I’ve reviewed blogposts from senior Uber engineering leaders down to SRE interns. There is a clear pattern of, to an extent, respecting an engineer’s need to do their own thing.

The thinking behind this is “make what you think or know will make things better and we will try to love it and make it work with the wider system”.

⚠️ This kind of thinking doesn’t come without its challenges. That’s exactly what happened as Uber grew very fast into a very large company. Quoting Will Larson:

“Uber’s wider infrastructure organization had an organic approach to problem solving. It was fundamentally a bottoms-up organization that had local strategies without a common overarching strategy, which created quite a few points of friction.” (source)

I’d say give engineers autonomy, but have working groups in place to ensure all these autonomous works are being aligned properly with the overall direction.

🚩 Hit the trifecta of influence and impact

There are 3 factors that play into the kind of influence and impact an engineer can have. These are:

  1. high internal impact
  2. high ability to influence decisions and actions
  3. high external impact

In a small startup, engineers experience #1 and #2. Every action they take affects the internal mechanics of the startup. Plus they get to influence a lot of decisions.

In a large tech company, engineers experience #1 and #3, but not a lot of #2. Their work touches a lot of people inside and outside the org, but they rarely influence decisionmaking.

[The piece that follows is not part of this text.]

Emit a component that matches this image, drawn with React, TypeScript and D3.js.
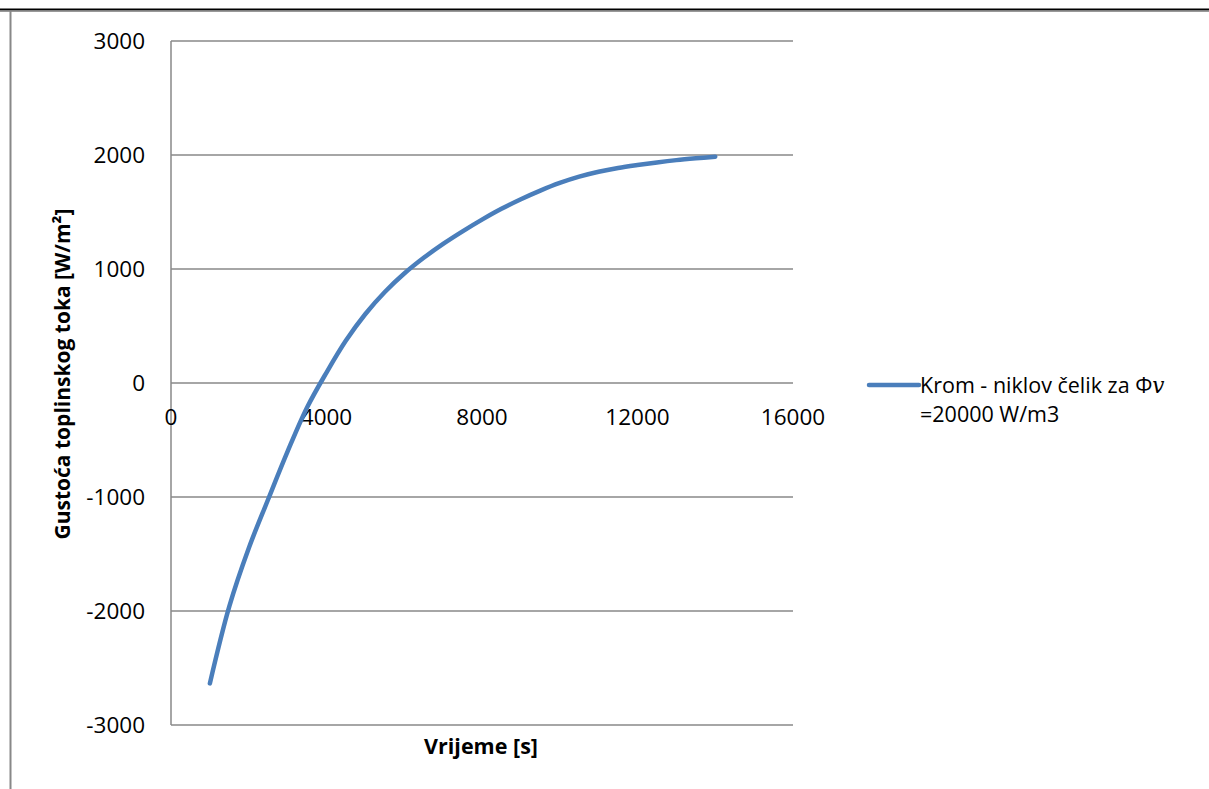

At Uber, engineers experience all 3 points. Their work touches a lot of people inside the org plus millions outside the org, but they also get to influence decisions within the org.


Parting remarks

Uber SREs have been rightfully given a lot of autonomy to fix the unique problems that the application can face.

After all, with 3000+ services as of June 2022, there’s a huge surface area for things to do go wrong. It truly is amazing what they do in the background so you can safely ride from A to B.